Earnings review of Al-Ghazi Tractors

Al-Ghazi Tractors (AGTL) reported 4QCY20 NPAT PKR461mn (EPS: PKR7.95), compared with a net loss of PKR311mn (LPS: PKR5.37) SPLY, while up 2% qoq. This took CY20 NPAT to PKR1.4bn, up a sharp 41% yoy. The result is better than our expected 4Q EPS of PKR6.10, where the deviation largely stemmed from higher-than-expected gross margins. AGTL announced a final DPS of PKR21.39, higher than our estimate of PKR16.0. This is the only payout for the year, as the company skipped payouts earlier, potentially amid a management shakeup, in our view.
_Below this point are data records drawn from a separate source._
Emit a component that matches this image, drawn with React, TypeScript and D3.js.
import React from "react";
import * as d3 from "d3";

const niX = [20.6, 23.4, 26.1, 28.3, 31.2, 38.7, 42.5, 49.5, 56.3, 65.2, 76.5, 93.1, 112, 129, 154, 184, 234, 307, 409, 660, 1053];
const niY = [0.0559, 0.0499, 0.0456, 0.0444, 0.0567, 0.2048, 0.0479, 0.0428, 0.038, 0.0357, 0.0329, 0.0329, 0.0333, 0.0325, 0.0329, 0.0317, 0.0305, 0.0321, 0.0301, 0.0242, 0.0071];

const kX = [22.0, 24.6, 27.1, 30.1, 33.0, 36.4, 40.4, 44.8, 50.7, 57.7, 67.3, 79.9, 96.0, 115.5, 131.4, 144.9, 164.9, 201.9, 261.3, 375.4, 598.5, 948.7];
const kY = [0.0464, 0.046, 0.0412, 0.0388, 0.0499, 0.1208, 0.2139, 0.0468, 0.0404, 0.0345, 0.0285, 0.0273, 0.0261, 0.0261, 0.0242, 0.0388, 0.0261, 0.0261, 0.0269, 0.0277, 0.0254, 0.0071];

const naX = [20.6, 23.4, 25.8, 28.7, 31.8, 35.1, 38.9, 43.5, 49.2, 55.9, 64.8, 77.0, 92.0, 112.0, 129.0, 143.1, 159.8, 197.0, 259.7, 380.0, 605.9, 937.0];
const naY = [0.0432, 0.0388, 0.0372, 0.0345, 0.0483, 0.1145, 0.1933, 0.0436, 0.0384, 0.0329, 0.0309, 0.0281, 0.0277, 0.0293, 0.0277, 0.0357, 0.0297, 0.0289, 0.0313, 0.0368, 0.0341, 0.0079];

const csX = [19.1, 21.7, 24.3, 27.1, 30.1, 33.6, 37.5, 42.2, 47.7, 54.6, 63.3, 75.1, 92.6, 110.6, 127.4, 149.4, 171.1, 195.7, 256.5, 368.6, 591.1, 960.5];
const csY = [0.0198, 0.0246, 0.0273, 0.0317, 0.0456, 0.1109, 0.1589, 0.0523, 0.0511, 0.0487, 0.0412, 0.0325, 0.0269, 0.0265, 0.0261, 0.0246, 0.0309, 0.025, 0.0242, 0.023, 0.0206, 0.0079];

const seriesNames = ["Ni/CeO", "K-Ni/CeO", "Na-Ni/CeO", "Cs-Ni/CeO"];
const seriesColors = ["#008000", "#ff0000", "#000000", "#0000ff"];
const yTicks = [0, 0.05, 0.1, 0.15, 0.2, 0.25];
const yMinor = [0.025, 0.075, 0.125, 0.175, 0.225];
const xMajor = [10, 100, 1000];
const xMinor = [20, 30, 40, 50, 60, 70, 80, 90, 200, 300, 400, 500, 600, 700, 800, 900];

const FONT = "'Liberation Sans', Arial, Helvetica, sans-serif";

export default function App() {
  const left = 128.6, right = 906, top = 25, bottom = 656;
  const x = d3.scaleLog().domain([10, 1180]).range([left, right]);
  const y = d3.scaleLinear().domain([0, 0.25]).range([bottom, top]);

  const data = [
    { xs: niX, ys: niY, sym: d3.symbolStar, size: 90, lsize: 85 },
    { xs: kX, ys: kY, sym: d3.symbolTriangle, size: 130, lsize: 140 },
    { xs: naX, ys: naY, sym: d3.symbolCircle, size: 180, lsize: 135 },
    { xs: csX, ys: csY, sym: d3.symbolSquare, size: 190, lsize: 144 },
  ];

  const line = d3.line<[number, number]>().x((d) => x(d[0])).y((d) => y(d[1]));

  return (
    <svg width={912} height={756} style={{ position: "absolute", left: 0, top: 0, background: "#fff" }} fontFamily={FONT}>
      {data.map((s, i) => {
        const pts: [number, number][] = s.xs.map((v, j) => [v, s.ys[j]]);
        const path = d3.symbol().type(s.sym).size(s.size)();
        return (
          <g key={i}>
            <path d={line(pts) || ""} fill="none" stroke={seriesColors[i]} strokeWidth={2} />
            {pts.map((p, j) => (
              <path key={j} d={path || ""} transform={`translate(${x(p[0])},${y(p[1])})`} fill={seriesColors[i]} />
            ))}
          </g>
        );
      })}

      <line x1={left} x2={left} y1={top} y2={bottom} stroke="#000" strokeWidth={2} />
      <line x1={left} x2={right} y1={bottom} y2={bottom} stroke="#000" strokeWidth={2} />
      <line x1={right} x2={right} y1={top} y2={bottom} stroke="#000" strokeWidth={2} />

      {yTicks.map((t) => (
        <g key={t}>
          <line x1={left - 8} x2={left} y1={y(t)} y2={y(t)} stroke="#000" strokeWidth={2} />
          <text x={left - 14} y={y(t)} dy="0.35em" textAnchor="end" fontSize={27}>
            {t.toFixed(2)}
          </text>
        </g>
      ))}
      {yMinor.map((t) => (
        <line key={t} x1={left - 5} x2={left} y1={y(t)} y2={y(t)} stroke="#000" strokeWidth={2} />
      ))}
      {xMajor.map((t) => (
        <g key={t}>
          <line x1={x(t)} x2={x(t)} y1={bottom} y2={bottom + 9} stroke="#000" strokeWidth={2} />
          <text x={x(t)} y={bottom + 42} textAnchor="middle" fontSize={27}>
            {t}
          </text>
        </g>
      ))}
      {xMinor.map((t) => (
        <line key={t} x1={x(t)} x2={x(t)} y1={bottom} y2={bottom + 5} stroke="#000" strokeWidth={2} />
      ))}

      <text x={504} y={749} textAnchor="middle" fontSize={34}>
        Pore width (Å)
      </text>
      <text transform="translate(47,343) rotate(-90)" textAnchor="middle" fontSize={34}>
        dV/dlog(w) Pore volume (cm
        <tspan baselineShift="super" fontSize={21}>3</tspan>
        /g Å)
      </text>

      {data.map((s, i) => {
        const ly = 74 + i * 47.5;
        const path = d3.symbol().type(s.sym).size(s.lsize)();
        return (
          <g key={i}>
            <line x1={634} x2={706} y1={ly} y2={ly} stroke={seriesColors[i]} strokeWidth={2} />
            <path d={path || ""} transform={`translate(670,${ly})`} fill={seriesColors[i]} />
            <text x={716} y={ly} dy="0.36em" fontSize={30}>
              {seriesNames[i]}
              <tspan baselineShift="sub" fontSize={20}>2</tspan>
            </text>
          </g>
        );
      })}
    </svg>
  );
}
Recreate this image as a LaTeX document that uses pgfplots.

Key Result highlights for 4QCY20:

Net revenues of PKR2.8bn, broadly in line with our expectations, down 21% qoq, due to a 22% qoq decline in volumes to 2,723 units from 3,475 units.

Gross margins of 28.8% (highest since CY17) came in higher than our expectation of 23.5%, potentially due to procurement of parts at cheaper rates. Note that we had expected margins to come off qoq due to lower volumes; they have risen 4ppt in 4Q. We await the annual accounts for more clarity on this.

Distribution expenses decreased by 17% qoq amid lower volumetric sales, while admin expenses declined by a sharp 30% qoq. Other income decreased by 65% qoq, due to lower cash balances, in our view.

Finance costs were flattish qoq. This is potentially due to a slight increase in borrowings despite the decline in sales and potential delay in refunds of GST from the government. Effective tax rate clocked in at 30%.

With the overall improvement in farmer dynamics likely to be sustained on the back of recently announced Agriculture Transformation Program and the PM’s statement with regards to the importance of the sector for the economy (top priority), we believe that sales and margins will remain healthy in the coming quarters, in our view. Recall that AGTL also increased prices in January 2021 (as did MTL). We have a Buy stance on AGTL with a December 2021 TP of PKR455/sh, which is accompanied by a CY21f D/Y of c.8%.